» **Job**
The lines from the top of the material through the line with "const powerTicks = [0, 1, 2, 3, 4, 5];" are to be set down exactly. Leave the pictures out.

» **Dataset extract**
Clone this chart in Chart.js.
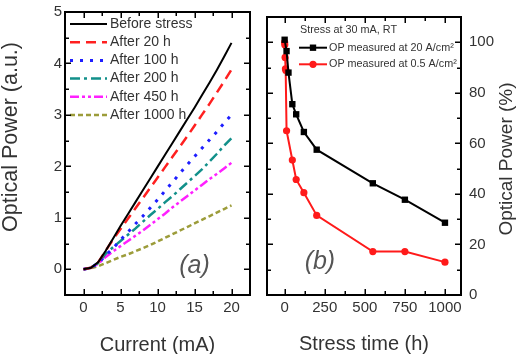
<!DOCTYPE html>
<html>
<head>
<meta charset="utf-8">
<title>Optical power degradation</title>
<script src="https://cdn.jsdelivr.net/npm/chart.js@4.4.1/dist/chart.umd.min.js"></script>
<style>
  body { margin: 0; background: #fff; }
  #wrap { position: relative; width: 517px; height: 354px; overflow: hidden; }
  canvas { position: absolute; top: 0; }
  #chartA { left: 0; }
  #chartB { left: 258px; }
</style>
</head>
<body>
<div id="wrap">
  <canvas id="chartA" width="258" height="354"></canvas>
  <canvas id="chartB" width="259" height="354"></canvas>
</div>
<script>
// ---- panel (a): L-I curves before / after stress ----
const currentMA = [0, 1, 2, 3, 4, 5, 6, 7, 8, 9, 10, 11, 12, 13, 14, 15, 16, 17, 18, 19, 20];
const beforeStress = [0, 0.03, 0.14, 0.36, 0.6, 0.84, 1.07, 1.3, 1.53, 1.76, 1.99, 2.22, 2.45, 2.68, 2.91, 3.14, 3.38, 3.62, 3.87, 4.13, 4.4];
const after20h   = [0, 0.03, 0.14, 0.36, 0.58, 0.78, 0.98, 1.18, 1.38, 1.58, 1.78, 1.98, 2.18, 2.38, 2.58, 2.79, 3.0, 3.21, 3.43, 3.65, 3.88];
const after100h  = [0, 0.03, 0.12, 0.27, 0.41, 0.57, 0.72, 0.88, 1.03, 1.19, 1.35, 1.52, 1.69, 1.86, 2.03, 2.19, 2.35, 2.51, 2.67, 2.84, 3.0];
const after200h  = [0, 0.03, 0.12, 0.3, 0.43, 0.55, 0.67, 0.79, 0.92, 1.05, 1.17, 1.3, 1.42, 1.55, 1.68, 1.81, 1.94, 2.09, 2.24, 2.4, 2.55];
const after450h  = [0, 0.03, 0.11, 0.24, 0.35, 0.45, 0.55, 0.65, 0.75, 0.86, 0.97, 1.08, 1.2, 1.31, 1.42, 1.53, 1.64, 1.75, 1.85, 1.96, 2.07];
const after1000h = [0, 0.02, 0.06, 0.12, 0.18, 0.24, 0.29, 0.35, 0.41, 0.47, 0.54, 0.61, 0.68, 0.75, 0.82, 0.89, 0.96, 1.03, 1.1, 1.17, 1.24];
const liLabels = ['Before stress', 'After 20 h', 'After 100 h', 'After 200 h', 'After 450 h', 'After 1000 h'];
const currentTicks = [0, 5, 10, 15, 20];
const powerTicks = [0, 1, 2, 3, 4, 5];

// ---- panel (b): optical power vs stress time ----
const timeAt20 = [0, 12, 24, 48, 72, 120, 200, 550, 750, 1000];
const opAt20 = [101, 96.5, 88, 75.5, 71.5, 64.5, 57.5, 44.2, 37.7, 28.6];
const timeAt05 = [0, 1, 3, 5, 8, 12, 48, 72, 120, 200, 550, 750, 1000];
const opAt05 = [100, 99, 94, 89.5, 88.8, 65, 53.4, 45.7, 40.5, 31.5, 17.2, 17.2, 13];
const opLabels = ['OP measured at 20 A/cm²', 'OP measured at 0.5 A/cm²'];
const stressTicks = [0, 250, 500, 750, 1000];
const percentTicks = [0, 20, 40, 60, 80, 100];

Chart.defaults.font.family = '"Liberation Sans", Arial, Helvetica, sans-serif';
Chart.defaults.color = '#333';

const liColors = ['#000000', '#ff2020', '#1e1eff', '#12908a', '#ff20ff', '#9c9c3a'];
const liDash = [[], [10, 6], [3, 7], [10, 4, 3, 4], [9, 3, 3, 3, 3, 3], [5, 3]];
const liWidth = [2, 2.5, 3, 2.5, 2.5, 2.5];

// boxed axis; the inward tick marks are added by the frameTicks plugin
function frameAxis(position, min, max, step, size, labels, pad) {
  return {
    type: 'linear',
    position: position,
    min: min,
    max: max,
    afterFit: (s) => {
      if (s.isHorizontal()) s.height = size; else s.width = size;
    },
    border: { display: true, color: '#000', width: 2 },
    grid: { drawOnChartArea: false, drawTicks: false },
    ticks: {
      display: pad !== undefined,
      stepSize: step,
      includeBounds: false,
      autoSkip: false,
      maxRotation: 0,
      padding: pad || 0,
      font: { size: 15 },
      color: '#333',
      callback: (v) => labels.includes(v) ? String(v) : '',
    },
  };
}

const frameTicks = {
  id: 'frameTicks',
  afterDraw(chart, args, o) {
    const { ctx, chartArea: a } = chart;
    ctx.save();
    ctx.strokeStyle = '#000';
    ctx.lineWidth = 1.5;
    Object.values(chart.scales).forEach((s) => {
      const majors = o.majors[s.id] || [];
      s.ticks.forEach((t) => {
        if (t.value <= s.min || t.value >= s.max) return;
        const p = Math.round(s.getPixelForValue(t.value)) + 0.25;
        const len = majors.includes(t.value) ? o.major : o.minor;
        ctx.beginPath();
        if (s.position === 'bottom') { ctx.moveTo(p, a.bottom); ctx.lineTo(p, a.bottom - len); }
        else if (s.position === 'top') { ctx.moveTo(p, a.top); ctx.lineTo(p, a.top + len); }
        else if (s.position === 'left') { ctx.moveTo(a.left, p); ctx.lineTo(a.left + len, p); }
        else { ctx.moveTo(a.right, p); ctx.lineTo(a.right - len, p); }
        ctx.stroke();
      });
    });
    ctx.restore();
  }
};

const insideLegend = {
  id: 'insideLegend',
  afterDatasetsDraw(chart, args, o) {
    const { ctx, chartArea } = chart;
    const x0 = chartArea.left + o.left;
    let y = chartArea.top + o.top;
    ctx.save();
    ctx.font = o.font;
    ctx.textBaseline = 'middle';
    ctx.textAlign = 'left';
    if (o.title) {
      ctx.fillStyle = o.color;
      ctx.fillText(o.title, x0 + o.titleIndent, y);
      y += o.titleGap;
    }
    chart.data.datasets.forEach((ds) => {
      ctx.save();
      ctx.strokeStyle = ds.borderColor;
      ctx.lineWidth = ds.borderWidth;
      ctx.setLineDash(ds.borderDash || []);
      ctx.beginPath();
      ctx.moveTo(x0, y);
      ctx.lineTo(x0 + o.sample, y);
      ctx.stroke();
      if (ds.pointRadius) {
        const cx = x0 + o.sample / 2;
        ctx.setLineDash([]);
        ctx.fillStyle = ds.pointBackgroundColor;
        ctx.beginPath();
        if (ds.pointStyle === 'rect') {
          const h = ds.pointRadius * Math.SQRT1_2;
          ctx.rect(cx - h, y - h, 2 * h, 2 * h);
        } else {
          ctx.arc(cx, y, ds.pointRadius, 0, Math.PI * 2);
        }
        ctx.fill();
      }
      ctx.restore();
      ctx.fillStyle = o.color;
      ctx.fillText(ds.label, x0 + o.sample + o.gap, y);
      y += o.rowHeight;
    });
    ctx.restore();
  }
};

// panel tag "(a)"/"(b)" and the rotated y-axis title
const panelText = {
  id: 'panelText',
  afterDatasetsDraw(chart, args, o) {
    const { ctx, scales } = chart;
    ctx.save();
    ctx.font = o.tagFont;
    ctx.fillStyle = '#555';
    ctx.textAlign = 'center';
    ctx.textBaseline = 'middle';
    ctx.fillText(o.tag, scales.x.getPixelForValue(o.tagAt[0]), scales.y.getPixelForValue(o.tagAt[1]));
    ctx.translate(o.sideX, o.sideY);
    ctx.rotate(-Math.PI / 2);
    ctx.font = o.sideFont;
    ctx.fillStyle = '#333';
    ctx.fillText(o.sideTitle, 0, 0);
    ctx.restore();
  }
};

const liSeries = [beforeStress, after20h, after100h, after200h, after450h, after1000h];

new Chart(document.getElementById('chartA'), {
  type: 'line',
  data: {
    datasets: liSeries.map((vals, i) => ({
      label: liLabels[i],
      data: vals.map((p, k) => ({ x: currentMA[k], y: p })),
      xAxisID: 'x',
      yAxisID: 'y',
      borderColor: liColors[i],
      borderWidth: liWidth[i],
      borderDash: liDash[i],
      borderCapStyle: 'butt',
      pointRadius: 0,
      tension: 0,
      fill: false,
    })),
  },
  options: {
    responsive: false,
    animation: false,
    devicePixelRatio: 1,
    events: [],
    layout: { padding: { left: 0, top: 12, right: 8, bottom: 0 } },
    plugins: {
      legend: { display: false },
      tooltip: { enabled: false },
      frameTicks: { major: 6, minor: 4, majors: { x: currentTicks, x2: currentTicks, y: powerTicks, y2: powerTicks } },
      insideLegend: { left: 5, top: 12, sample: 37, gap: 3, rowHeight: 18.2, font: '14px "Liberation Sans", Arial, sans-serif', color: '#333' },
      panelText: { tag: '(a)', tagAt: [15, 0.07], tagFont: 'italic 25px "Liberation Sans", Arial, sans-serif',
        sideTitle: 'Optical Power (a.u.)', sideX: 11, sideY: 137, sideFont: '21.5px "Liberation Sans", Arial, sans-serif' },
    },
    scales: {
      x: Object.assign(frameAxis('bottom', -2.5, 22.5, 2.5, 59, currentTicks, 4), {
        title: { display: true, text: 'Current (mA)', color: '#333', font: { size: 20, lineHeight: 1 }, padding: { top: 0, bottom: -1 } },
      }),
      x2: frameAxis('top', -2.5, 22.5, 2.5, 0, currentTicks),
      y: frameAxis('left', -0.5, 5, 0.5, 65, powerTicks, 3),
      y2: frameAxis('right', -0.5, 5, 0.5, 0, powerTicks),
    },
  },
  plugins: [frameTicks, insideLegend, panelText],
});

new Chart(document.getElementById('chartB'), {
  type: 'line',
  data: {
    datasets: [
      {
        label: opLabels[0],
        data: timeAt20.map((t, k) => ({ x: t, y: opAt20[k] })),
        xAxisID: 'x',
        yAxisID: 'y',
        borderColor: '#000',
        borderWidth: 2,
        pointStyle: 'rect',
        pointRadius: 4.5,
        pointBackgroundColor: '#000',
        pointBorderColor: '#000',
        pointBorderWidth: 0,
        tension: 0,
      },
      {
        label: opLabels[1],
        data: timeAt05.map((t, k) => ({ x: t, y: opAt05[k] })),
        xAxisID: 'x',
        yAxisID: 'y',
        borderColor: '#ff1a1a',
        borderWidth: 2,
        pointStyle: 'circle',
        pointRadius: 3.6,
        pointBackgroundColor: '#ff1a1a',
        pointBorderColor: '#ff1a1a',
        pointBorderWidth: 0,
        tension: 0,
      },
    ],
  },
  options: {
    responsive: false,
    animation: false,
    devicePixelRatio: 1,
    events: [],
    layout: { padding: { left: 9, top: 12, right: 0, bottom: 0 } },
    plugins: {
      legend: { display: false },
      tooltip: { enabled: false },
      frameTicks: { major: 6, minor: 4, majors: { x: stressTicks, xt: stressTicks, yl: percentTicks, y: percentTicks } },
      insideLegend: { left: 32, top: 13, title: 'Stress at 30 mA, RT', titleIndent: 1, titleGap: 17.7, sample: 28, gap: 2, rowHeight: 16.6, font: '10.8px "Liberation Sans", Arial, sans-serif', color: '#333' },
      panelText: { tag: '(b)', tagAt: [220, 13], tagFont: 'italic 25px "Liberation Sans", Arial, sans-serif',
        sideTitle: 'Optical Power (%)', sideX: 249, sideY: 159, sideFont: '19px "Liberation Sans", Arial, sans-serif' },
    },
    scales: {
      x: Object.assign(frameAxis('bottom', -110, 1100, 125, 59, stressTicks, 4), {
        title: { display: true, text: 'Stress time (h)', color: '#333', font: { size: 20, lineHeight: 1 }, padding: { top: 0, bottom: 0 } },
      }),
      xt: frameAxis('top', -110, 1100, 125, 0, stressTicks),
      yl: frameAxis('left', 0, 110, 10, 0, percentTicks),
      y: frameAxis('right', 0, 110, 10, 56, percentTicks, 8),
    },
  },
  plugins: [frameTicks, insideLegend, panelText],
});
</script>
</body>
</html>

» **Output below**
Clone this chart in Chart.js.
<!DOCTYPE html>
<html>
<head>
<meta charset="utf-8">
<title>Optical power degradation</title>
<script src="https://cdn.jsdelivr.net/npm/chart.js@4.4.1/dist/chart.umd.min.js"></script>
<style>
  body { margin: 0; background: #fff; }
  #wrap { position: relative; width: 517px; height: 354px; overflow: hidden; }
  canvas { position: absolute; top: 0; }
  #chartA { left: 0; }
  #chartB { left: 258px; }
</style>
</head>
<body>
<div id="wrap">
  <canvas id="chartA" width="258" height="354"></canvas>
  <canvas id="chartB" width="259" height="354"></canvas>
</div>
<script>
// ---- panel (a): L-I curves before / after stress ----
const currentMA = [0, 1, 2, 3, 4, 5, 6, 7, 8, 9, 10, 11, 12, 13, 14, 15, 16, 17, 18, 19, 20];
const beforeStress = [0, 0.03, 0.14, 0.36, 0.6, 0.84, 1.07, 1.3, 1.53, 1.76, 1.99, 2.22, 2.45, 2.68, 2.91, 3.14, 3.38, 3.62, 3.87, 4.13, 4.4];
const after20h   = [0, 0.03, 0.14, 0.36, 0.58, 0.78, 0.98, 1.18, 1.38, 1.58, 1.78, 1.98, 2.18, 2.38, 2.58, 2.79, 3.0, 3.21, 3.43, 3.65, 3.88];
const after100h  = [0, 0.03, 0.12, 0.27, 0.41, 0.57, 0.72, 0.88, 1.03, 1.19, 1.35, 1.52, 1.69, 1.86, 2.03, 2.19, 2.35, 2.51, 2.67, 2.84, 3.0];
const after200h  = [0, 0.03, 0.12, 0.3, 0.43, 0.55, 0.67, 0.79, 0.92, 1.05, 1.17, 1.3, 1.42, 1.55, 1.68, 1.81, 1.94, 2.09, 2.24, 2.4, 2.55];
const after450h  = [0, 0.03, 0.11, 0.24, 0.35, 0.45, 0.55, 0.65, 0.75, 0.86, 0.97, 1.08, 1.2, 1.31, 1.42, 1.53, 1.64, 1.75, 1.85, 1.96, 2.07];
const after1000h = [0, 0.02, 0.06, 0.12, 0.18, 0.24, 0.29, 0.35, 0.41, 0.47, 0.54, 0.61, 0.68, 0.75, 0.82, 0.89, 0.96, 1.03, 1.1, 1.17, 1.24];
const liLabels = ['Before stress', 'After 20 h', 'After 100 h', 'After 200 h', 'After 450 h', 'After 1000 h'];
const currentTicks = [0, 5, 10, 15, 20];
const powerTicks = [0, 1, 2, 3, 4, 5];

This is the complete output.